Of course, being the lowly and ignorant seminarian that I was with no common sense, I challenged her. I asked her if she had ever taught in a children’s Sunday school class, to which she confessed that she had never taught in a children’s Sunday school class. Not wanting to miss an opportunity to drive my point home, I asked, “So, how do you know that this would not work if you have never actually taught a child in a Sunday school class?”
Needless to say, lowly seminarians should never challenge well-respected “experts” in the field in which they make their living. All I can say is that from that point on I was not one of her favorite students . . . it was a long semester. But, the point is, it is one thing to spout off the leading theories and practices that come from the head, and it is another to speak from actual experience. I would take the word of one who speaks from experience over one who only had book knowledge of a topic.
In the Gospel of Mark the first act of ministry that Jesus performs is to teach in a synagogue in Capernaum. Apparently he does an impressive job as the writer of the gospel tells us that “the people were amazed at his teaching, because he taught them as one who had authority, not as the teachers of the law.” In fact, the writer uses the word “authority” twice to describe Jesus and his method of teaching. There is something different about Jesus and the other teachers . . . the other rabbis . . . and, the people sense and recognize this.
What was this difference?
Remember that seminary professor that I was talking about earlier? She was well-versed in the book knowledge of the topic of Christian Education . . . she knew her theories left and right . . . she was an “expert”. It was all in her head. What she was lacking was the experience . . . she hadn’t lived or practiced it. This is the camp in which the “teachers of the law” fell . . . they were “experts” in their heads, but they had very little—if any—experience in what they were teaching.
Jesus did. After all, he was the son of God. He was the “Holy One of God”. He had the intimate relationship with God. And, most importantly, he practiced what he preached . . . he was not one of those “do as I say, not as I do” sorts of teachers. He got down in the mud with everyone else. He was one of us and he experienced what we experience . . . his words were based on experience and not some book.
Think about it.
If you were planting a garden this coming summer for the first time, would go and read a book about how to do it, or would you go to the person down the street who has been gardening for years and years to get help? You’d go ask the person who had been doing it for years! Why? Because they have experience.

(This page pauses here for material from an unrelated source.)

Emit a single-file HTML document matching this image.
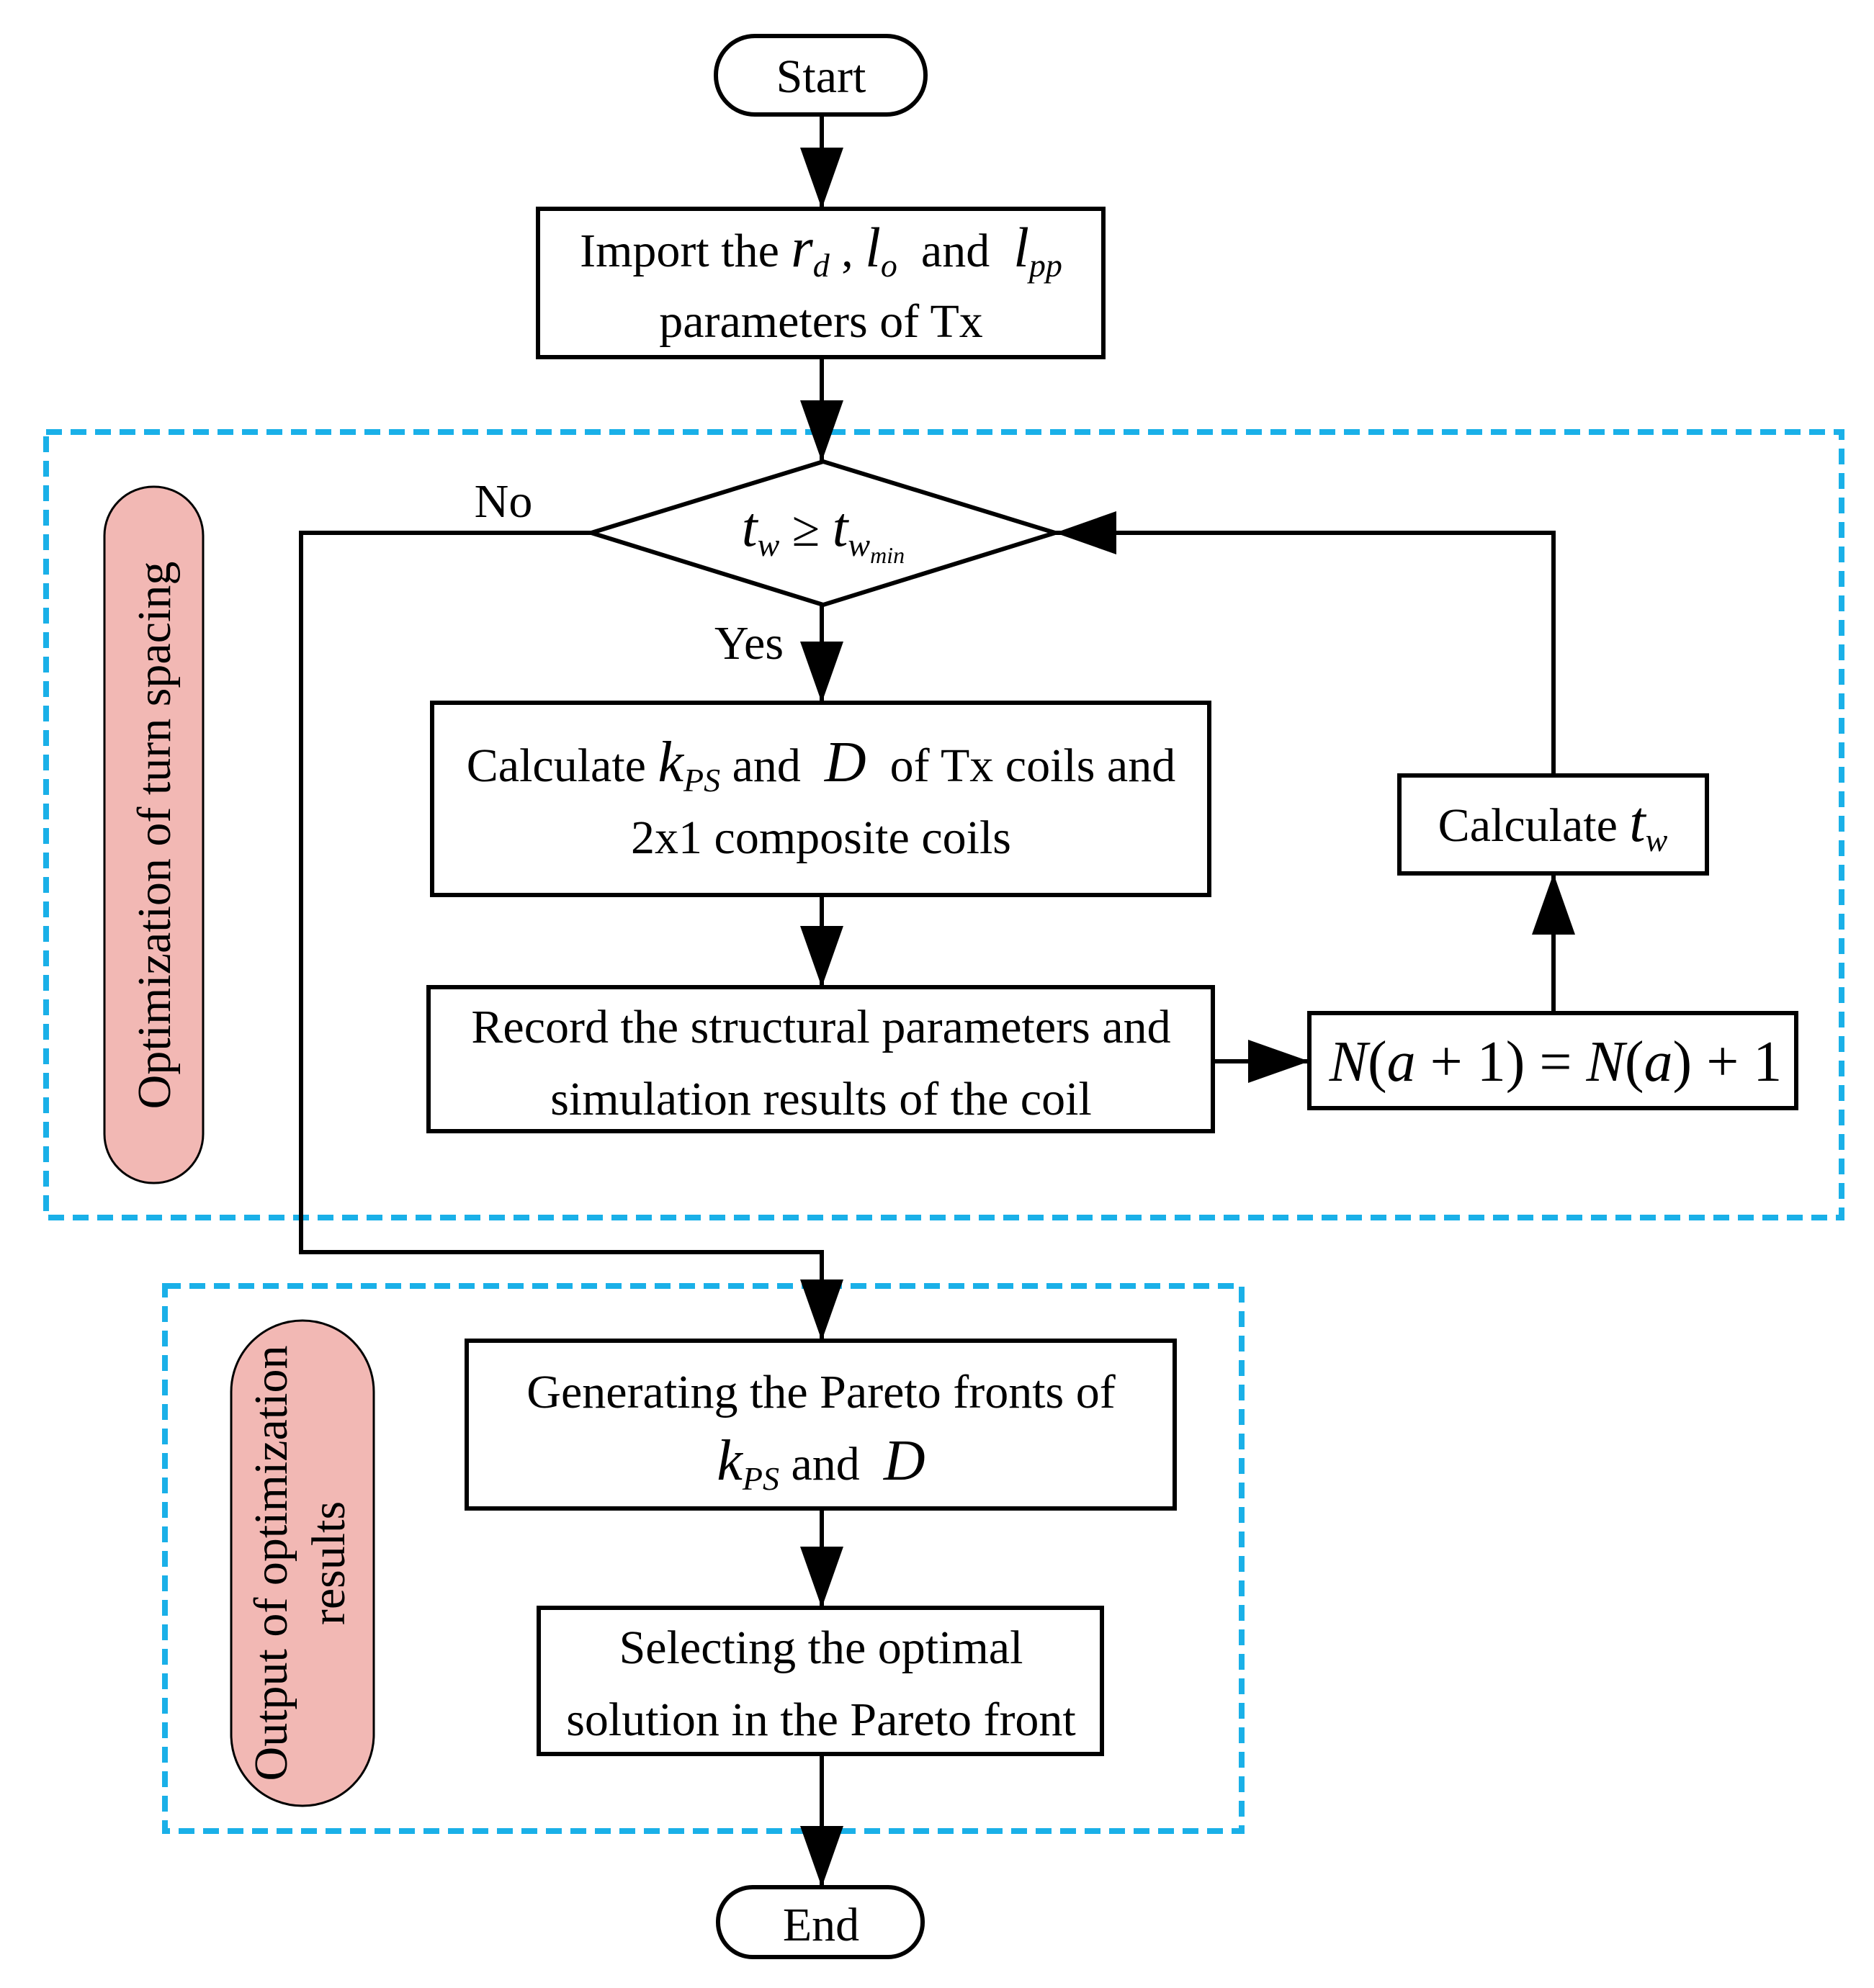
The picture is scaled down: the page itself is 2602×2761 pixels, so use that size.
<!DOCTYPE html>
<html><head><meta charset="utf-8"><style>
html,body{margin:0;padding:0;background:#fff}
svg{display:block}
text{font-family:"Liberation Serif",serif;font-size:66px;fill:#000;white-space:pre}
.i{font-style:italic}
</style></head><body>
<svg width="2602" height="2761" viewBox="0 0 2602 2761" xmlns="http://www.w3.org/2000/svg" xml:space="preserve">
<defs>
<marker id="a" markerUnits="userSpaceOnUse" markerWidth="90" markerHeight="64" refX="85" refY="30" orient="auto">
<path d="M0,0 L85,30 L0,60 Z" fill="#000"/>
</marker>
</defs>
<g fill="none" stroke="#1ab0e8" stroke-width="8" stroke-dasharray="22,12">
<rect x="64" y="600" width="2493" height="1091"/>
<rect x="229" y="1786" width="1495" height="757"/>
</g>
<g fill="#f2b8b4" stroke="#000" stroke-width="3">
<rect x="145" y="676" width="137" height="967" rx="68"/>
<rect x="321" y="1834" width="198" height="674" rx="99"/>
</g>
<text transform="translate(236,1160) rotate(-90)" text-anchor="middle">Optimization of turn spacing</text>
<text transform="translate(398,2171) rotate(-90)" text-anchor="middle">Output of optimization</text>
<text transform="translate(478,2171) rotate(-90)" text-anchor="middle">results</text>
<g fill="none" stroke="#000" stroke-width="6">
<rect x="994" y="50" width="291" height="109" rx="54" fill="#fff"/>
<rect x="747" y="290" width="785" height="206" fill="#fff"/>
<path d="M821,740 L1143,641 L1465,740 L1143,840 Z" fill="#fff"/>
<rect x="600" y="976" width="1079" height="267"/>
<rect x="595" y="1371" width="1089" height="200"/>
<rect x="1818" y="1407" width="676" height="132"/>
<rect x="1943" y="1077" width="427" height="136"/>
<rect x="648" y="1862" width="983" height="233"/>
<rect x="748" y="2233" width="782" height="203"/>
<rect x="997" y="2621" width="284" height="97" rx="48"/>
<path d="M1141,159 L1141,290" marker-end="url(#a)"/>
<path d="M1141,496 L1141,641" marker-end="url(#a)"/>
<path d="M1141,840 L1141,976" marker-end="url(#a)"/>
<path d="M1141,1243 L1141,1371" marker-end="url(#a)"/>
<path d="M1684,1474 L1818,1474" marker-end="url(#a)"/>
<path d="M2157,1407 L2157,1213" marker-end="url(#a)"/>
<path d="M2157,1077 L2157,740 L1465,740" marker-end="url(#a)"/>
<path d="M821,740 L418,740 L418,1739 L1141,1739 L1141,1862" marker-end="url(#a)"/>
<path d="M1141,2095 L1141,2233" marker-end="url(#a)"/>
<path d="M1141,2436 L1141,2621" marker-end="url(#a)"/>
</g>
<text x="1140" y="128" text-anchor="middle">Start</text>
<text x="1140" y="2695" text-anchor="middle">End</text>
<text x="1140" y="370" text-anchor="middle">Import the <tspan class="i" font-size="78">r</tspan><tspan class="i" font-size="46" dy="14">d</tspan><tspan dy="-14"> , </tspan><tspan class="i" font-size="78">l</tspan><tspan class="i" font-size="46" dy="14">o</tspan><tspan dy="-14">  and  </tspan><tspan class="i" font-size="78">l</tspan><tspan class="i" font-size="46" dy="14">pp</tspan></text>
<text x="1140" y="468" text-anchor="middle">parameters of Tx</text>
<text x="1143" y="758" text-anchor="middle"><tspan class="i" font-size="78">t</tspan><tspan class="i" font-size="46" dy="14">w</tspan><tspan dy="-14" font-size="70"> ≥ </tspan><tspan class="i" font-size="78">t</tspan><tspan class="i" font-size="46" dy="14">w</tspan><tspan class="i" font-size="32" dy="10">min</tspan></text>
<text x="699" y="718" text-anchor="middle">No</text>
<text x="1040" y="915" text-anchor="middle">Yes</text>
<text x="1140" y="1085" text-anchor="middle">Calculate <tspan class="i" font-size="80">k</tspan><tspan class="i" font-size="46" dy="14">PS</tspan><tspan dy="-14"> and  </tspan><tspan class="i" font-size="80">D</tspan><tspan>  of Tx coils and</tspan></text>
<text x="1140" y="1185" text-anchor="middle">2x1 composite coils</text>
<text x="1140" y="1448" text-anchor="middle">Record the structural parameters and</text>
<text x="1140" y="1548" text-anchor="middle">simulation results of the coil</text>
<text x="2160" y="1501" text-anchor="middle" style="font-size:80px"><tspan class="i">N</tspan>(<tspan class="i">a</tspan> + 1) = <tspan class="i">N</tspan>(<tspan class="i">a</tspan>) + 1</text>
<text x="2156" y="1168" text-anchor="middle">Calculate <tspan class="i" font-size="80">t</tspan><tspan class="i" font-size="46" dy="14">w</tspan></text>
<text x="1140" y="1955" text-anchor="middle">Generating the Pareto fronts of</text>
<text x="1140" y="2055" text-anchor="middle"><tspan class="i" font-size="80">k</tspan><tspan class="i" font-size="46" dy="14">PS</tspan><tspan dy="-14"> and  </tspan><tspan class="i" font-size="80">D</tspan></text>
<text x="1140" y="2310" text-anchor="middle">Selecting the optimal</text>
<text x="1140" y="2410" text-anchor="middle">solution in the Pareto front</text>
</svg>
</body></html>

Experience makes a difference. Experience is what makes a person a “real” expert . . . someone to really listen to. They have been there and done that . . . which makes a real big difference if one wants to be successful or not. Experience is what makes one an “authority”. When Jesus is teaching the people he is not teaching them anything different than the teachers of the law are teaching, he is only teaching it from experience . . . from the heart and not a book. Experience denotes a relationship . . . it means that the person can relate to what is being taught because he or she has actually lived through it . . . done it . . . experienced it.
We have all heard the story about the time that some community had held a big celebration and invited some big-time actor to come and speak. The actor got up in front of the audience and recited the 23rd Psalm . . . did a wonderful and professional job . . . it was beautiful and the audience was appreciative of the mastery of the actor. Then an old retired pastor was given the opportunity to also share the 23rd Psalm. With a soft spoken yet resolved voice the pastor shared the familiar and beloved passage. There was a hush in the audience as the pastor finished . . . the audience stood and clapped as they wiped tears from their eyes. One spoke from the head, the other from the heart. Experience makes a difference.
This passage is not meant to focus on Jesus exorcising evil spirits, though that is pretty impressive. No, this passage is meant to speak to the “authority” of Jesus . . . to what makes him the “expert” . . . to what makes him different from all the leading teachers and experts of his time. It is the fact that Jesus speaks from experience . . . speaks from that which he knows and has lived . . . speaks from personal knowledge . . . speaks from the heart. He knows what he is speaking about because he has lived it. This is what gives him authority . . . he speaks from experience.
And, so should we.
When it comes to faith . . . faith with God . . . we should all be authorities because we all have experience with the Holy . . . we all have a relationship with God. We have walked with Jesus in our lives . . . we have gone through thick and thin with the Savior . . . and, we have been intimate in our dealings with Jesus and God. Our faith is strong because it is based on our experience with the Holy . . . and, it is strongest when it is grounded on the heart and not the head.
The most effective tool in evangelism is not how much one knows of the Bible or theology or theories or books, but how well one knows his or her own personal journey with the Holy . . . how well one knows his or her own experience of faith. That is what moves people . . . not how many experts one can quote. People are moved by the stories of faith of those who have experienced it first-hand. That is what people want to hear. They want people to speak from experience because that experience makes that individual an “authority”.
As a people of faith we are “authorities” when it comes to our experience of the Holy. No one knows our story of faith better than we do. As a people of faith we are called to go out and share the “Good News” with others . . . and the “Good News” that we are to share is that which we have experienced in our own lives. This makes us experts . . . authorities . . . no one knows it better than we do. If we speak from experience . . . speak from the heart . . . about our faith others will hear and desire this gift for themselves. May God bless us all with opportunities in the days to come to speak from experience this great love and grace from God. Go forth, and with “authority”, tell your story. Amen.